To answer Siegmund's question, even though it is a bit old, the difference between 474.0x and 475.0x was the distribution media. The 0x (01 through 05) is the patchlevel. This is in question #1 of the FAQ.

I have no idea on the copy protection. My DOS versions (474.01 and 474.05) both ask. I know I had to be right on the 486 laptop I used to play on under DOS 6.22 and I have yet to get the question wrong on my current windows 98 PC. I suppose it's possible that whatever instruction is supposed to be executed to kick you out of the game doesn't work when played under a newer O/S although that doesn't explain the complete lack of questions others get.
 
I don't see how the same installs can change, unless some have acquired edited versions/backups and don't remember doing that.

My install of Civilization for Windows on WinXP does ask a random question and getting it wrong hurts your civilizaton but doesn't end the game. If you continue to play it will put another question to you and failure to get the 2nd question answer correct will end the game!

I don't have the original manual, but downloaded the HTML version and was once asked a question that is not answered by that manual.
 
The version on CD (for anyone who bought it, like me), actually removed the copy protection, because at the time, CDs were "impossible" to copy.

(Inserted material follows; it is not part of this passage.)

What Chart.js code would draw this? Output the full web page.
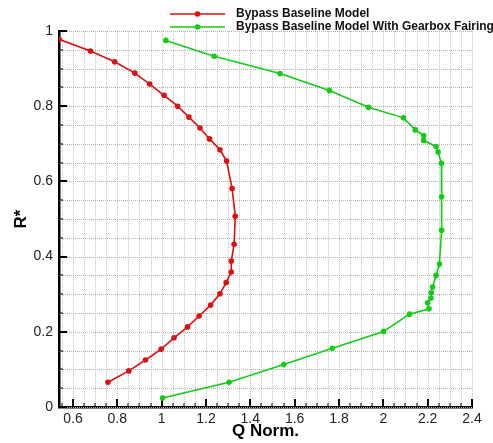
<!DOCTYPE html>
<html>
<head>
<meta charset="utf-8">
<script src="https://cdn.jsdelivr.net/npm/chart.js@4.4.1/dist/chart.umd.min.js"></script>
<style>
  html, body { margin: 0; padding: 0; background: #fff; }
  #wrap { width: 493px; height: 443px; }
</style>
</head>
<body>
<div id="wrap"><canvas id="myChart"></canvas></div>
<script>
const seriesNames = ['Bypass Baseline Model', 'Bypass Baseline Model With Gearbox Fairing'];
const seriesColors = ['#dd0f0f', '#14cc14'];

// Bypass Baseline Model
const baselineQ = [0.537, 0.679, 0.788, 0.879, 0.946, 1.011, 1.072, 1.123, 1.173, 1.216,
                   1.263, 1.293, 1.318, 1.332, 1.327, 1.314, 1.314, 1.291, 1.263, 1.221,
                   1.169, 1.117, 1.056, 0.998, 0.927, 0.852, 0.758];
const baselineR = [0.978, 0.947, 0.918, 0.888, 0.859, 0.829, 0.800, 0.771, 0.742, 0.713,
                   0.684, 0.654, 0.581, 0.507, 0.433, 0.388, 0.359, 0.331, 0.301, 0.271,
                   0.242, 0.213, 0.184, 0.154, 0.125, 0.096, 0.066];

// With Gearbox Fairing
const fairingQ = [1.019, 1.237, 1.534, 1.757, 1.933, 2.091, 2.144, 2.182, 2.182, 2.238,
                  2.247, 2.262, 2.263, 2.263, 2.253, 2.238, 2.222, 2.216, 2.215, 2.200,
                  2.206, 2.118, 2.001, 1.770, 1.551, 1.304, 1.004];
const fairingR = [0.975, 0.933, 0.887, 0.842, 0.797, 0.769, 0.737, 0.722, 0.709, 0.693,
                  0.678, 0.648, 0.559, 0.470, 0.380, 0.350, 0.319, 0.304, 0.290, 0.277,
                  0.261, 0.247, 0.201, 0.156, 0.113, 0.066, 0.024];

const xTickLabels = [0.6, 0.8, 1, 1.2, 1.4, 1.6, 1.8, 2, 2.2, 2.4];
const yTickLabels = [0, 0.2, 0.4, 0.6, 0.8, 1];
const gridStep = 0.05;

Chart.defaults.font.family = '"Liberation Sans", Arial, sans-serif';
Chart.defaults.color = '#222';

function toPoints(xs, ys) {
  return xs.map((x, i) => ({ x: x, y: ys[i] }));
}
function isLabel(list, v) {
  return list.some(t => Math.abs(t - v) < 1e-6);
}
function gridTicks(scale) {
  const ticks = [];
  const k0 = Math.ceil(scale.min / gridStep - 1e-6);
  const k1 = Math.floor(scale.max / gridStep + 1e-6);
  for (let k = k0; k <= k1; k++) {
    ticks.push({ value: Math.round(k * gridStep * 100) / 100 });
  }
  scale.ticks = ticks;
}

// dotted grid (drawn as single pixels) plus inward tick marks
const gridAndTicks = {
  id: 'gridAndTicks',
  beforeDatasetsDraw(chart) {
    const c = chart.ctx;
    const xs = chart.scales.x, ys = chart.scales.y;
    const area = chart.chartArea;
    const top = Math.round(area.top), bottom = Math.round(area.bottom);
    const left = Math.round(area.left), right = Math.round(area.right);
    c.save();
    c.fillStyle = '#c2c2c2';
    xs.ticks.forEach(t => {
      const px = Math.round(xs.getPixelForValue(t.value));
      for (let y = top; y < bottom; y += 2) c.fillRect(px, y, 1, 1);
    });
    c.fillStyle = '#b2b2b2';
    ys.ticks.forEach(t => {
      const py = Math.round(ys.getPixelForValue(t.value));
      for (let x = left; x < right; x += 2) c.fillRect(x, py, 1, 1);
    });
    c.strokeStyle = '#000';
    xs.ticks.forEach(t => {
      const major = isLabel(xTickLabels, t.value);
      const px = Math.round(xs.getPixelForValue(t.value));
      c.lineWidth = major ? 2 : 1;
      c.beginPath();
      c.moveTo(px, area.bottom);
      c.lineTo(px, area.bottom - (major ? 8 : 4));
      c.stroke();
    });
    ys.ticks.forEach(t => {
      const major = isLabel(yTickLabels, t.value);
      const py = Math.round(ys.getPixelForValue(t.value));
      c.lineWidth = major ? 2 : 1;
      c.beginPath();
      c.moveTo(area.left, py);
      c.lineTo(area.left + (major ? 8 : 4), py);
      c.stroke();
    });
    c.restore();
  }
};

// legend: line with marker, then bold text
const lineLegend = {
  id: 'lineLegend',
  afterDraw(chart) {
    const c = chart.ctx;
    c.save();
    chart.data.datasets.forEach((ds, i) => {
      const y = 14 + i * 13;
      c.strokeStyle = ds.borderColor;
      c.lineWidth = 1.5;
      c.beginPath();
      c.moveTo(170, y);
      c.lineTo(225, y);
      c.stroke();
      c.fillStyle = ds.borderColor;
      c.beginPath();
      c.arc(197.5, y, 2.8, 0, Math.PI * 2);
      c.fill();
      c.fillStyle = '#111';
      c.font = 'bold 12px "Liberation Sans", Arial, sans-serif';
      c.textBaseline = 'middle';
      c.fillText(ds.label, 236, y);
    });
    c.restore();
  }
};

const ctx = document.getElementById('myChart');
const chart = new Chart(ctx, {
  type: 'line',
  data: {
    datasets: [
      {
        label: seriesNames[0],
        data: toPoints(baselineQ, baselineR),
        borderColor: seriesColors[0],
        backgroundColor: seriesColors[0],
        borderWidth: 1.6,
        pointRadius: 2.8,
        pointBorderWidth: 0,
        tension: 0
      },
      {
        label: seriesNames[1],
        data: toPoints(fairingQ, fairingR),
        borderColor: seriesColors[1],
        backgroundColor: seriesColors[1],
        borderWidth: 1.6,
        pointRadius: 2.8,
        pointBorderWidth: 0,
        tension: 0
      }
    ]
  },
  options: {
    responsive: true,
    maintainAspectRatio: false,
    animation: false,
    events: [],
    layout: { padding: { top: 31, right: 21, left: 0, bottom: 0 } },
    plugins: {
      legend: { display: false },
      tooltip: { enabled: false }
    },
    scales: {
      x: {
        type: 'linear',
        min: 0.537,
        max: 2.4,
        afterBuildTicks: gridTicks,
        afterFit: s => { s.height = 36; },
        grid: { display: false, drawTicks: false },
        border: { display: true, color: '#000', width: 2.5 },
        ticks: {
          autoSkip: false,
          maxRotation: 0,
          padding: 4,
          font: { size: 14 },
          callback: v => isLabel(xTickLabels, v) ? String(+v.toFixed(1)) : ''
        },
        title: {
          display: true,
          text: 'Q Norm.',
          color: '#000',
          font: { size: 17, weight: 'bold' },
          padding: { top: 0, bottom: 1 }
        }
      },
      y: {
        type: 'linear',
        min: 0,
        max: 1,
        afterBuildTicks: gridTicks,
        afterFit: s => { s.width = 59; },
        grid: { display: false, drawTicks: false },
        border: { display: true, color: '#000', width: 2.5 },
        ticks: {
          autoSkip: false,
          padding: 6,
          font: { size: 14 },
          callback: v => isLabel(yTickLabels, v) ? String(+v.toFixed(1)) : ''
        },
        title: {
          display: true,
          text: 'R*',
          color: '#000',
          font: { size: 17, weight: 'bold' },
          padding: { top: 11, bottom: 0 }
        }
      }
    }
  },
  plugins: [gridAndTicks, lineLegend]
});
</script>
</body>
</html>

Ah, how times have changed!!
 
Originally posted by covok48
Actually the question you get at the start of the game tests the legitamacy of your copy.
... ...
In the Mac and windows version would simply strip you of everything you had (so you could get killed faster) if you got it wrong.
you lose all your UNITS, that's it.
if this happens when you have no city,
the game is over.
this was the same at amiga version (my first in 1990)
Originally posted by covok48
It's no bug, ...
that's right. :goodjob:
 
I think it also only asks you the question if you are in Despotism. Once you switch your government, you don't get it anymore. Perhaps you who do not get the message are getting to Monarchy fast enough to avoid the question?
 
Yes, but if you can do it, you probably can answer the question as well!